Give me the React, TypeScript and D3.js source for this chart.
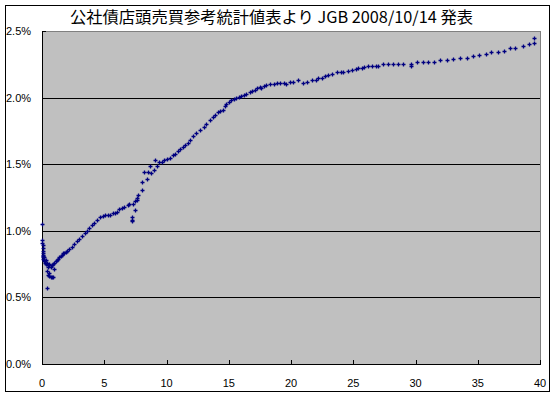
import React from "react";
import * as d3 from "d3";

const titleText = "公社債店頭売買参考統計値表より JGB 2008/10/14 発表";
const xTicks = [0, 5, 10, 15, 20, 25, 30, 35, 40];
const yTicks = [0, 0.5, 1.0, 1.5, 2.0, 2.5];

// maturity (years)
const maturities = [
  0.02, 0.03, 0.04, 0.05, 0.06, 0.07, 0.08, 0.1, 0.12, 0.05, 0.08, 0.15, 0.18, 0.2, 0.25, 0.3, 0.35, 0.4, 0.45, 0.5,
  0.55, 0.6, 0.7, 0.8, 0.9, 1.0, 1.1, 1.2, 1.3, 1.4, 1.5,
  0.37, 0.5, 0.6, 0.7, 0.8, 0.9, 0.43, 0.97, 0.55,
  1.6, 1.7, 1.8, 1.9, 2.0, 2.2, 2.4, 2.6, 2.8, 3.0, 3.2, 3.45, 3.6, 3.8, 4.0, 4.2, 4.4, 4.66, 4.9, 5.1,
  5.3, 5.5, 5.7, 5.86, 6.0, 6.2, 6.4, 6.6, 6.9, 7.0, 7.2, 7.2, 7.2, 7.3, 7.47, 7.5, 7.6, 7.6, 7.7, 8.0,
  8.03, 8.2, 8.4, 8.5, 8.67, 8.73, 9.0, 9.08, 9.2, 9.4, 9.6, 9.8, 10.0, 10.3, 10.5, 10.7, 10.9, 11.1, 11.3, 11.5,
  11.7, 11.9, 12.1, 12.4, 12.7, 13.0, 13.2, 13.5, 13.7, 13.9, 14.1, 14.3, 14.5, 14.7, 14.8, 15.0, 15.2, 15.4, 15.6, 15.8,
  16.0, 16.2, 16.4, 16.7, 16.9, 17.1, 17.3, 17.5, 17.6, 17.8, 18.0, 18.3, 18.6, 18.85, 19.1, 19.4, 19.6, 19.9, 20.2, 20.6,
  21.0, 21.3, 21.7, 22.0, 22.2, 22.5, 22.7, 23.0, 23.3, 23.7, 24.0, 24.2, 24.6, 24.9, 25.2, 25.4, 25.7, 25.9, 26.2, 26.5,
  26.8, 27.0, 27.4, 27.8, 28.2, 28.6, 29.0, 29.6, 29.6, 30.1, 30.6, 31.0, 31.5, 32.0, 32.5, 33.0, 33.6, 34.1, 34.6, 35.1,
  35.7, 36.1, 36.6, 37.1, 37.6, 38.0, 38.6, 39.1, 39.5, 39.5,
];

// yield (%)
const yields = [
  1.05, 0.93, 0.91, 0.89, 0.87, 0.85, 0.83, 0.82, 0.81, 0.8, 0.79, 0.8, 0.78, 0.77, 0.76, 0.78, 0.75, 0.76, 0.74, 0.73,
  0.75, 0.74, 0.73, 0.74, 0.75, 0.76, 0.77, 0.78, 0.79, 0.8, 0.81,
  0.7, 0.67, 0.66, 0.65, 0.65, 0.65, 0.57, 0.71, 0.68,
  0.82, 0.83, 0.83, 0.84, 0.85, 0.86, 0.88, 0.9, 0.92, 0.94, 0.96, 0.98, 1.0, 1.02, 1.04, 1.06, 1.08, 1.1, 1.11, 1.12,
  1.115, 1.12, 1.13, 1.135, 1.14, 1.16, 1.17, 1.18, 1.19, 1.2, 1.1, 1.08, 1.07, 1.2, 1.155, 1.22, 1.25, 1.23, 1.27, 1.31,
  1.37, 1.44, 1.39, 1.44, 1.49, 1.435, 1.46, 1.53, 1.49, 1.52, 1.52, 1.53, 1.54, 1.55, 1.57, 1.58, 1.6, 1.615, 1.63, 1.645,
  1.66, 1.685, 1.71, 1.735, 1.76, 1.78, 1.8, 1.83, 1.855, 1.87, 1.89, 1.9, 1.91, 1.94, 1.95, 1.965, 1.98, 1.99, 1.995, 2.005,
  2.01, 2.02, 2.03, 2.04, 2.05, 2.06, 2.07, 2.08, 2.07, 2.09, 2.095, 2.1, 2.105, 2.11, 2.11, 2.11, 2.105, 2.115, 2.12, 2.13,
  2.11, 2.12, 2.13, 2.135, 2.145, 2.15, 2.16, 2.17, 2.18, 2.19, 2.19, 2.19, 2.2, 2.21, 2.215, 2.22, 2.225, 2.23, 2.235, 2.24,
  2.24, 2.24, 2.25, 2.25, 2.25, 2.25, 2.25, 2.25, 2.235, 2.265, 2.265, 2.265, 2.265, 2.28, 2.28, 2.29, 2.295, 2.3, 2.31, 2.32,
  2.325, 2.34, 2.34, 2.35, 2.37, 2.37, 2.39, 2.4, 2.41, 2.445,
];

export default function App() {
  const W = 555;
  const H = 397;
  const left = 42;
  const right = 540;
  const top = 31;
  const bottom = 364;
  const x = d3.scaleLinear().domain([0, 40]).range([left, right]);
  const y = d3.scaleLinear().domain([0, 2.5]).range([bottom, top]);
  const font = "'Liberation Sans', Arial, sans-serif";
  const pts = maturities.map((m, i) => [m, yields[i]] as [number, number]);

  return (
    <svg
      width={W}
      height={H}
      style={{ position: "absolute", left: 0, top: 0, background: "#fff" }}
    >
      <rect x={0} y={0} width={W} height={H} fill="#fff" />
      <rect x={5.5} y={5.5} width={544} height={386} fill="#fff" stroke="#000" strokeWidth={1} />
      <text
        x={271.5}
        y={23}
        textAnchor="middle"
        fontFamily="'Noto Sans CJK JP', sans-serif"
        fontSize={16}
        textLength={403}
        lengthAdjust="spacingAndGlyphs"
        fill="#000"
      >
        {titleText}
      </text>
      <rect
        x={left + 0.5}
        y={top + 0.5}
        width={right - left}
        height={bottom - top}
        fill="#C0C0C0"
        stroke="#808080"
        strokeWidth={1}
      />
      {yTicks.filter((t) => t > 0 && t < 2.5).map((t) => (
        <line
          key={"g" + t}
          x1={left}
          x2={right}
          y1={Math.round(y(t)) + 0.5}
          y2={Math.round(y(t)) + 0.5}
          stroke="#000"
          strokeWidth={1}
        />
      ))}
      <line x1={left} x2={left + 4} y1={top + 0.5} y2={top + 0.5} stroke="#000" />
      <line x1={left + 0.5} x2={left + 0.5} y1={top} y2={bottom + 1} stroke="#000" />
      <line x1={left} x2={right + 1} y1={bottom + 0.5} y2={bottom + 0.5} stroke="#000" />
      {xTicks.map((t) => (
        <line
          key={"xt" + t}
          x1={Math.round(x(t)) + 0.5}
          x2={Math.round(x(t)) + 0.5}
          y1={bottom - 4}
          y2={bottom}
          stroke="#000"
        />
      ))}
      {yTicks.map((t) => (
        <text
          key={"yl" + t}
          x={6}
          y={y(t) + 4}
          fontFamily={font}
          fontSize={11}
          fill="#000"
        >
          {d3.format(".1f")(t) + "%"}
        </text>
      ))}
      {xTicks.map((t) => (
        <text
          key={"xl" + t}
          x={x(t)}
          y={387}
          textAnchor="middle"
          fontFamily={font}
          fontSize={11}
          fill="#000"
        >
          {t}
        </text>
      ))}
      <g stroke="#000080" strokeWidth={1.3} fill="none">
        {pts.map(([m, v], i) => {
          const cx = Math.round(x(m)) + 0.5;
          const cy = Math.round(y(v)) + 0.5;
          return (
            <path
              key={"p" + i}
              d={`M${cx - 2},${cy}H${cx + 2}M${cx},${cy - 2}V${cy + 2}`}
            />
          );
        })}
      </g>
    </svg>
  );
}
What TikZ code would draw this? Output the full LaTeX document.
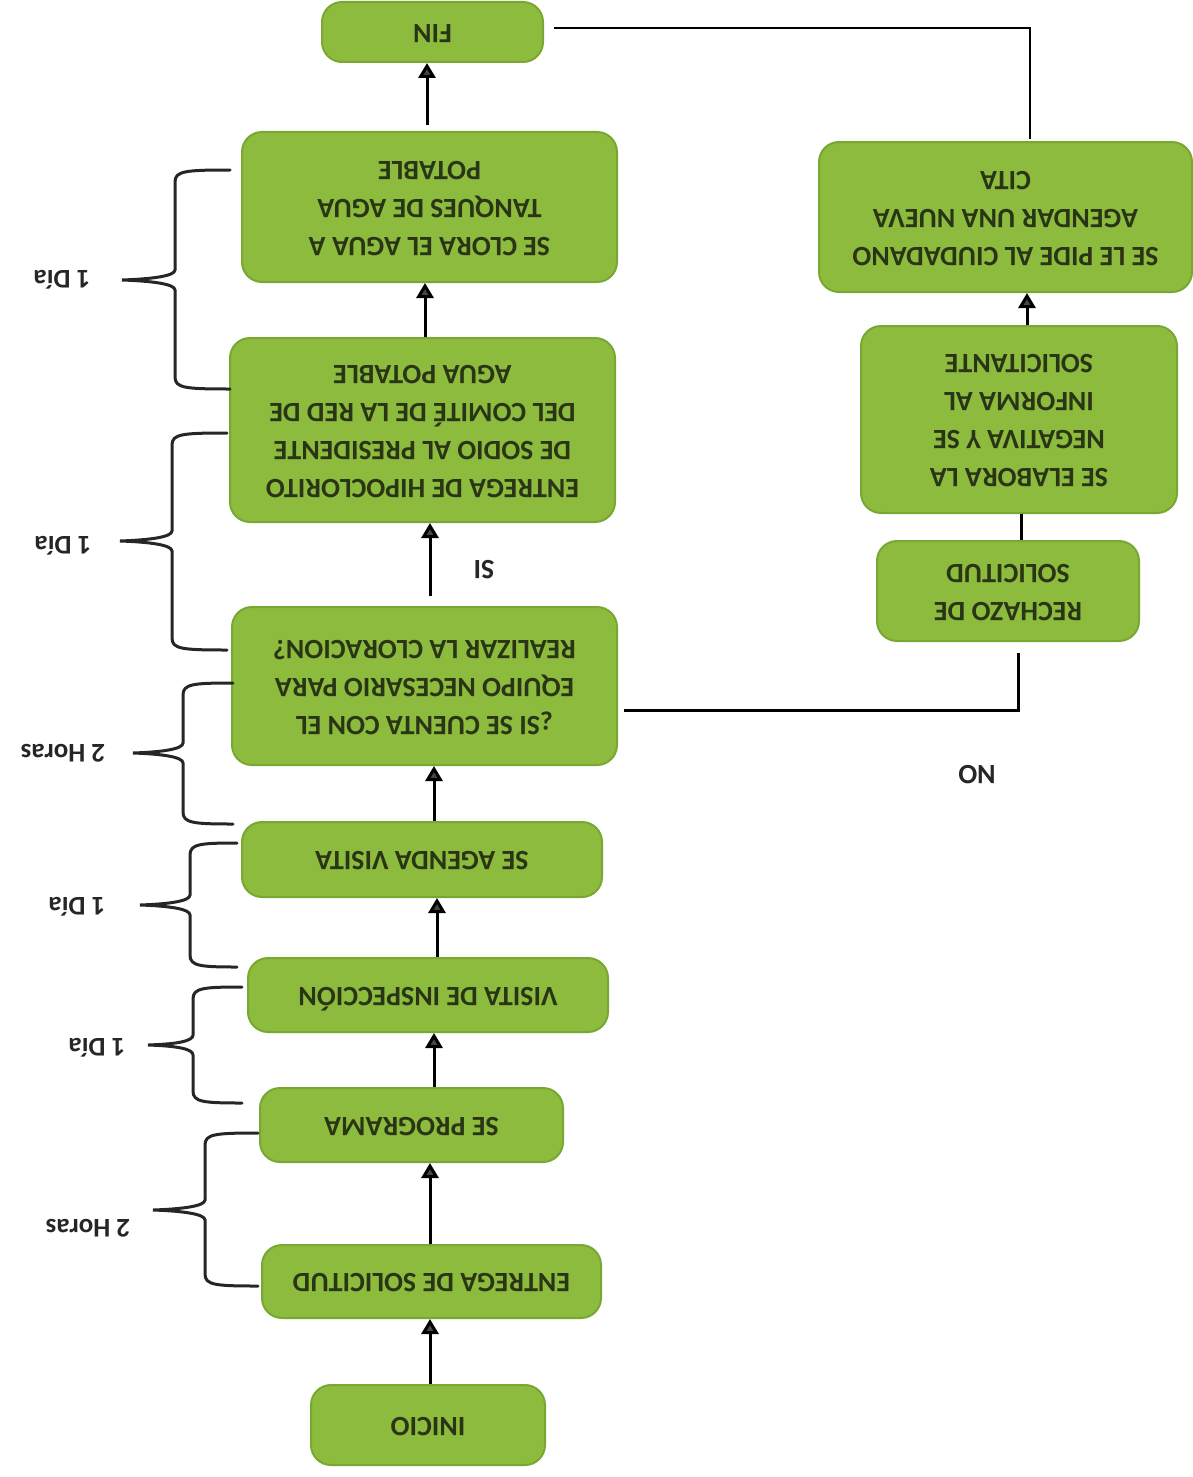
※ ※ ※
_Your task_: Every record above should be written out again without change, except that the pictures are left out.

_Response to this exercise_:
Give me the React, TypeScript and D3.js source for this chart.
import React from "react";
import * as d3 from "d3";

const titleText = "公社債店頭売買参考統計値表より JGB 2008/10/14 発表";
const xTicks = [0, 5, 10, 15, 20, 25, 30, 35, 40];
const yTicks = [0, 0.5, 1.0, 1.5, 2.0, 2.5];

// maturity (years)
const maturities = [
  0.02, 0.03, 0.04, 0.05, 0.06, 0.07, 0.08, 0.1, 0.12, 0.05, 0.08, 0.15, 0.18, 0.2, 0.25, 0.3, 0.35, 0.4, 0.45, 0.5,
  0.55, 0.6, 0.7, 0.8, 0.9, 1.0, 1.1, 1.2, 1.3, 1.4, 1.5,
  0.37, 0.5, 0.6, 0.7, 0.8, 0.9, 0.43, 0.97, 0.55,
  1.6, 1.7, 1.8, 1.9, 2.0, 2.2, 2.4, 2.6, 2.8, 3.0, 3.2, 3.45, 3.6, 3.8, 4.0, 4.2, 4.4, 4.66, 4.9, 5.1,
  5.3, 5.5, 5.7, 5.86, 6.0, 6.2, 6.4, 6.6, 6.9, 7.0, 7.2, 7.2, 7.2, 7.3, 7.47, 7.5, 7.6, 7.6, 7.7, 8.0,
  8.03, 8.2, 8.4, 8.5, 8.67, 8.73, 9.0, 9.08, 9.2, 9.4, 9.6, 9.8, 10.0, 10.3, 10.5, 10.7, 10.9, 11.1, 11.3, 11.5,
  11.7, 11.9, 12.1, 12.4, 12.7, 13.0, 13.2, 13.5, 13.7, 13.9, 14.1, 14.3, 14.5, 14.7, 14.8, 15.0, 15.2, 15.4, 15.6, 15.8,
  16.0, 16.2, 16.4, 16.7, 16.9, 17.1, 17.3, 17.5, 17.6, 17.8, 18.0, 18.3, 18.6, 18.85, 19.1, 19.4, 19.6, 19.9, 20.2, 20.6,
  21.0, 21.3, 21.7, 22.0, 22.2, 22.5, 22.7, 23.0, 23.3, 23.7, 24.0, 24.2, 24.6, 24.9, 25.2, 25.4, 25.7, 25.9, 26.2, 26.5,
  26.8, 27.0, 27.4, 27.8, 28.2, 28.6, 29.0, 29.6, 29.6, 30.1, 30.6, 31.0, 31.5, 32.0, 32.5, 33.0, 33.6, 34.1, 34.6, 35.1,
  35.7, 36.1, 36.6, 37.1, 37.6, 38.0, 38.6, 39.1, 39.5, 39.5,
];

// yield (%)
const yields = [
  1.05, 0.93, 0.91, 0.89, 0.87, 0.85, 0.83, 0.82, 0.81, 0.8, 0.79, 0.8, 0.78, 0.77, 0.76, 0.78, 0.75, 0.76, 0.74, 0.73,
  0.75, 0.74, 0.73, 0.74, 0.75, 0.76, 0.77, 0.78, 0.79, 0.8, 0.81,
  0.7, 0.67, 0.66, 0.65, 0.65, 0.65, 0.57, 0.71, 0.68,
  0.82, 0.83, 0.83, 0.84, 0.85, 0.86, 0.88, 0.9, 0.92, 0.94, 0.96, 0.98, 1.0, 1.02, 1.04, 1.06, 1.08, 1.1, 1.11, 1.12,
  1.115, 1.12, 1.13, 1.135, 1.14, 1.16, 1.17, 1.18, 1.19, 1.2, 1.1, 1.08, 1.07, 1.2, 1.155, 1.22, 1.25, 1.23, 1.27, 1.31,
  1.37, 1.44, 1.39, 1.44, 1.49, 1.435, 1.46, 1.53, 1.49, 1.52, 1.52, 1.53, 1.54, 1.55, 1.57, 1.58, 1.6, 1.615, 1.63, 1.645,
  1.66, 1.685, 1.71, 1.735, 1.76, 1.78, 1.8, 1.83, 1.855, 1.87, 1.89, 1.9, 1.91, 1.94, 1.95, 1.965, 1.98, 1.99, 1.995, 2.005,
  2.01, 2.02, 2.03, 2.04, 2.05, 2.06, 2.07, 2.08, 2.07, 2.09, 2.095, 2.1, 2.105, 2.11, 2.11, 2.11, 2.105, 2.115, 2.12, 2.13,
  2.11, 2.12, 2.13, 2.135, 2.145, 2.15, 2.16, 2.17, 2.18, 2.19, 2.19, 2.19, 2.2, 2.21, 2.215, 2.22, 2.225, 2.23, 2.235, 2.24,
  2.24, 2.24, 2.25, 2.25, 2.25, 2.25, 2.25, 2.25, 2.235, 2.265, 2.265, 2.265, 2.265, 2.28, 2.28, 2.29, 2.295, 2.3, 2.31, 2.32,
  2.325, 2.34, 2.34, 2.35, 2.37, 2.37, 2.39, 2.4, 2.41, 2.445,
];

export default function App() {
  const W = 555;
  const H = 397;
  const left = 42;
  const right = 540;
  const top = 31;
  const bottom = 364;
  const x = d3.scaleLinear().domain([0, 40]).range([left, right]);
  const y = d3.scaleLinear().domain([0, 2.5]).range([bottom, top]);
  const font = "'Liberation Sans', Arial, sans-serif";
  const pts = maturities.map((m, i) => [m, yields[i]] as [number, number]);

  return (
    <svg
      width={W}
      height={H}
      style={{ position: "absolute", left: 0, top: 0, background: "#fff" }}
    >
      <rect x={0} y={0} width={W} height={H} fill="#fff" />
      <rect x={5.5} y={5.5} width={544} height={386} fill="#fff" stroke="#000" strokeWidth={1} />
      <text
        x={271.5}
        y={23}
        textAnchor="middle"
        fontFamily="'Noto Sans CJK JP', sans-serif"
        fontSize={16}
        textLength={403}
        lengthAdjust="spacingAndGlyphs"
        fill="#000"
      >
        {titleText}
      </text>
      <rect
        x={left + 0.5}
        y={top + 0.5}
        width={right - left}
        height={bottom - top}
        fill="#C0C0C0"
        stroke="#808080"
        strokeWidth={1}
      />
      {yTicks.filter((t) => t > 0 && t < 2.5).map((t) => (
        <line
          key={"g" + t}
          x1={left}
          x2={right}
          y1={Math.round(y(t)) + 0.5}
          y2={Math.round(y(t)) + 0.5}
          stroke="#000"
          strokeWidth={1}
        />
      ))}
      <line x1={left} x2={left + 4} y1={top + 0.5} y2={top + 0.5} stroke="#000" />
      <line x1={left + 0.5} x2={left + 0.5} y1={top} y2={bottom + 1} stroke="#000" />
      <line x1={left} x2={right + 1} y1={bottom + 0.5} y2={bottom + 0.5} stroke="#000" />
      {xTicks.map((t) => (
        <line
          key={"xt" + t}
          x1={Math.round(x(t)) + 0.5}
          x2={Math.round(x(t)) + 0.5}
          y1={bottom - 4}
          y2={bottom}
          stroke="#000"
        />
      ))}
      {yTicks.map((t) => (
        <text
          key={"yl" + t}
          x={6}
          y={y(t) + 4}
          fontFamily={font}
          fontSize={11}
          fill="#000"
        >
          {d3.format(".1f")(t) + "%"}
        </text>
      ))}
      {xTicks.map((t) => (
        <text
          key={"xl" + t}
          x={x(t)}
          y={387}
          textAnchor="middle"
          fontFamily={font}
          fontSize={11}
          fill="#000"
        >
          {t}
        </text>
      ))}
      <g stroke="#000080" strokeWidth={1.3} fill="none">
        {pts.map(([m, v], i) => {
          const cx = Math.round(x(m)) + 0.5;
          const cy = Math.round(y(v)) + 0.5;
          return (
            <path
              key={"p" + i}
              d={`M${cx - 2},${cy}H${cx + 2}M${cx},${cy - 2}V${cy + 2}`}
            />
          );
        })}
      </g>
    </svg>
  );
}
What TikZ code would draw this? Output the full LaTeX document.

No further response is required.